Quote the listing in full, exactly as given, minus any pictures.
--*--
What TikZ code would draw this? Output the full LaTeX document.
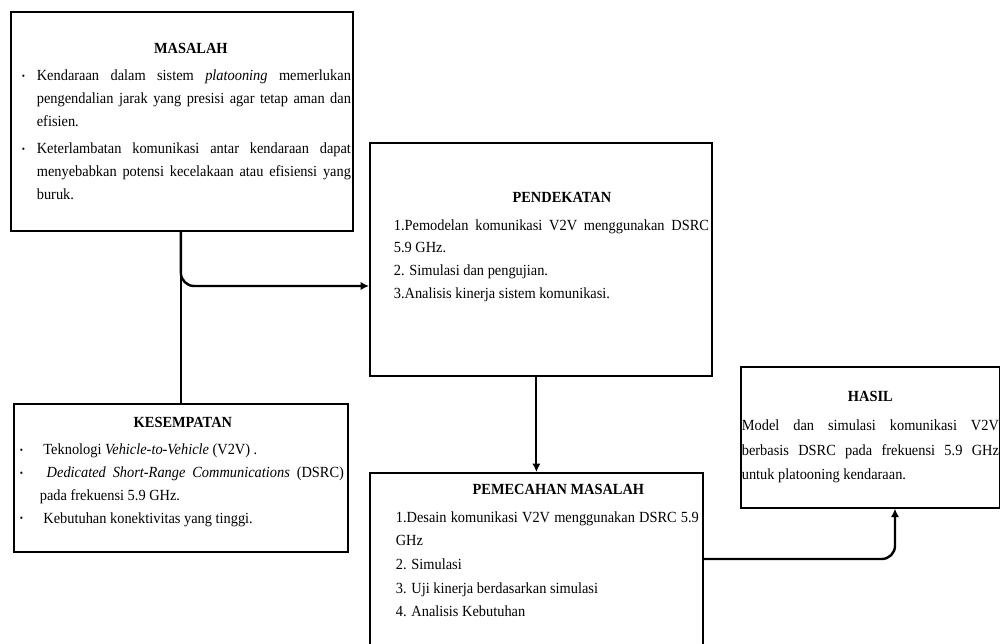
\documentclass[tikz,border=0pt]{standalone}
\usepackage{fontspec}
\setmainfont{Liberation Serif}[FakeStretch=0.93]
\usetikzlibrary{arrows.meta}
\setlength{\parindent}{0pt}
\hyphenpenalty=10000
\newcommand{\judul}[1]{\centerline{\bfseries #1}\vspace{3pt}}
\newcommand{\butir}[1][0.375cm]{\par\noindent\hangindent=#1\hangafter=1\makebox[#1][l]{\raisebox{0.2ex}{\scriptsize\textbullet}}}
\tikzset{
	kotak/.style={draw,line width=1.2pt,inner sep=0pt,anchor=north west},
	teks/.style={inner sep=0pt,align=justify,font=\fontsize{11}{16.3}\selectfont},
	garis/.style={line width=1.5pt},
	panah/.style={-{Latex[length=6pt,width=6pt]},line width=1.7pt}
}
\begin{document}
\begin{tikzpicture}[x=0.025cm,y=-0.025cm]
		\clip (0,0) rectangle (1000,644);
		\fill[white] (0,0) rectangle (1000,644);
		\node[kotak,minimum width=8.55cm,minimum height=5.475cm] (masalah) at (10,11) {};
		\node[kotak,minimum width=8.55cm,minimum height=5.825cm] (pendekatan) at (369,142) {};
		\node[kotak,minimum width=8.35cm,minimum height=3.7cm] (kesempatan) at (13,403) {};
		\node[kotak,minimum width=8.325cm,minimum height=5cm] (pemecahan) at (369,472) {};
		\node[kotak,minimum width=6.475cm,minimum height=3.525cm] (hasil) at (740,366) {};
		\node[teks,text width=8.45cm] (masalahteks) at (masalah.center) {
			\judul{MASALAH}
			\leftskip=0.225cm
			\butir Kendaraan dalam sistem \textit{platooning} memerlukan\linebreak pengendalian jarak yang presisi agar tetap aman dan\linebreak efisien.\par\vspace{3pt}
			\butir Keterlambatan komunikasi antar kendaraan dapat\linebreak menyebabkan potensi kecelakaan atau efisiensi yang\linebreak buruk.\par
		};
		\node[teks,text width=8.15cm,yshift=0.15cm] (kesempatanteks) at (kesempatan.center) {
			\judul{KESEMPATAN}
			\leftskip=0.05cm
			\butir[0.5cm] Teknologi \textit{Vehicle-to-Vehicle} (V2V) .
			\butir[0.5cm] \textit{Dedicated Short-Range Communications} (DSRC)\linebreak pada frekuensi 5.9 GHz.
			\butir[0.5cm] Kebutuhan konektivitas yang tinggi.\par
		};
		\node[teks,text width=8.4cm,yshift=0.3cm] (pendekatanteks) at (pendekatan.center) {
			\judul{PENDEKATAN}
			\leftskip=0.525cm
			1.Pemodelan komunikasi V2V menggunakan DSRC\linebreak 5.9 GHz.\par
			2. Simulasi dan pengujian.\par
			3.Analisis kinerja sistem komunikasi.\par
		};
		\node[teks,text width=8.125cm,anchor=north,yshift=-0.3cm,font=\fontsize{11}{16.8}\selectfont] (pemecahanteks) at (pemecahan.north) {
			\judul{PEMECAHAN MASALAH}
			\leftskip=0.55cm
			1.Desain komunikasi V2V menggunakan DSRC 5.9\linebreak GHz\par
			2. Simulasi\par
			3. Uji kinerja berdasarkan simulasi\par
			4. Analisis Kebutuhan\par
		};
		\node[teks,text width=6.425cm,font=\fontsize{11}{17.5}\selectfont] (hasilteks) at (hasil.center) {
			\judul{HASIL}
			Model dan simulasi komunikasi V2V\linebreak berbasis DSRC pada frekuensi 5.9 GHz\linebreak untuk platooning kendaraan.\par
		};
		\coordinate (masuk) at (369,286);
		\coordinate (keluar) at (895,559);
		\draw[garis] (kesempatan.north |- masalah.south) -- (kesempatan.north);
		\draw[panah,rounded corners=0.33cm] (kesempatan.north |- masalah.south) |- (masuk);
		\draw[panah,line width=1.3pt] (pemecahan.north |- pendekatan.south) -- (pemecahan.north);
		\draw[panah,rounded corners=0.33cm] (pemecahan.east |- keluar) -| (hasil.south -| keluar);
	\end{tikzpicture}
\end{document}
--*--
» COMPLETE RESPONSE:
What TikZ code would draw this? Output the full LaTeX document.
\documentclass[tikz,border=0pt]{standalone}
\usepackage{fontspec}
\setmainfont{Liberation Serif}[FakeStretch=0.93]
\usetikzlibrary{arrows.meta}
\setlength{\parindent}{0pt}
\hyphenpenalty=10000
\newcommand{\judul}[1]{\centerline{\bfseries #1}\vspace{3pt}}
\newcommand{\butir}[1][0.375cm]{\par\noindent\hangindent=#1\hangafter=1\makebox[#1][l]{\raisebox{0.2ex}{\scriptsize\textbullet}}}
\tikzset{
	kotak/.style={draw,line width=1.2pt,inner sep=0pt,anchor=north west},
	teks/.style={inner sep=0pt,align=justify,font=\fontsize{11}{16.3}\selectfont},
	garis/.style={line width=1.5pt},
	panah/.style={-{Latex[length=6pt,width=6pt]},line width=1.7pt}
}
\begin{document}
\begin{tikzpicture}[x=0.025cm,y=-0.025cm]
		\clip (0,0) rectangle (1000,644);
		\fill[white] (0,0) rectangle (1000,644);
		\node[kotak,minimum width=8.55cm,minimum height=5.475cm] (masalah) at (10,11) {};
		\node[kotak,minimum width=8.55cm,minimum height=5.825cm] (pendekatan) at (369,142) {};
		\node[kotak,minimum width=8.35cm,minimum height=3.7cm] (kesempatan) at (13,403) {};
		\node[kotak,minimum width=8.325cm,minimum height=5cm] (pemecahan) at (369,472) {};
		\node[kotak,minimum width=6.475cm,minimum height=3.525cm] (hasil) at (740,366) {};
		\node[teks,text width=8.45cm] (masalahteks) at (masalah.center) {
			\judul{MASALAH}
			\leftskip=0.225cm
			\butir Kendaraan dalam sistem \textit{platooning} memerlukan\linebreak pengendalian jarak yang presisi agar tetap aman dan\linebreak efisien.\par\vspace{3pt}
			\butir Keterlambatan komunikasi antar kendaraan dapat\linebreak menyebabkan potensi kecelakaan atau efisiensi yang\linebreak buruk.\par
		};
		\node[teks,text width=8.15cm,yshift=0.15cm] (kesempatanteks) at (kesempatan.center) {
			\judul{KESEMPATAN}
			\leftskip=0.05cm
			\butir[0.5cm] Teknologi \textit{Vehicle-to-Vehicle} (V2V) .
			\butir[0.5cm] \textit{Dedicated Short-Range Communications} (DSRC)\linebreak pada frekuensi 5.9 GHz.
			\butir[0.5cm] Kebutuhan konektivitas yang tinggi.\par
		};
		\node[teks,text width=8.4cm,yshift=0.3cm] (pendekatanteks) at (pendekatan.center) {
			\judul{PENDEKATAN}
			\leftskip=0.525cm
			1.Pemodelan komunikasi V2V menggunakan DSRC\linebreak 5.9 GHz.\par
			2. Simulasi dan pengujian.\par
			3.Analisis kinerja sistem komunikasi.\par
		};
		\node[teks,text width=8.125cm,anchor=north,yshift=-0.3cm,font=\fontsize{11}{16.8}\selectfont] (pemecahanteks) at (pemecahan.north) {
			\judul{PEMECAHAN MASALAH}
			\leftskip=0.55cm
			1.Desain komunikasi V2V menggunakan DSRC 5.9\linebreak GHz\par
			2. Simulasi\par
			3. Uji kinerja berdasarkan simulasi\par
			4. Analisis Kebutuhan\par
		};
		\node[teks,text width=6.425cm,font=\fontsize{11}{17.5}\selectfont] (hasilteks) at (hasil.center) {
			\judul{HASIL}
			Model dan simulasi komunikasi V2V\linebreak berbasis DSRC pada frekuensi 5.9 GHz\linebreak untuk platooning kendaraan.\par
		};
		\coordinate (masuk) at (369,286);
		\coordinate (keluar) at (895,559);
		\draw[garis] (kesempatan.north |- masalah.south) -- (kesempatan.north);
		\draw[panah,rounded corners=0.33cm] (kesempatan.north |- masalah.south) |- (masuk);
		\draw[panah,line width=1.3pt] (pemecahan.north |- pendekatan.south) -- (pemecahan.north);
		\draw[panah,rounded corners=0.33cm] (pemecahan.east |- keluar) -| (hasil.south -| keluar);
	\end{tikzpicture}
\end{document}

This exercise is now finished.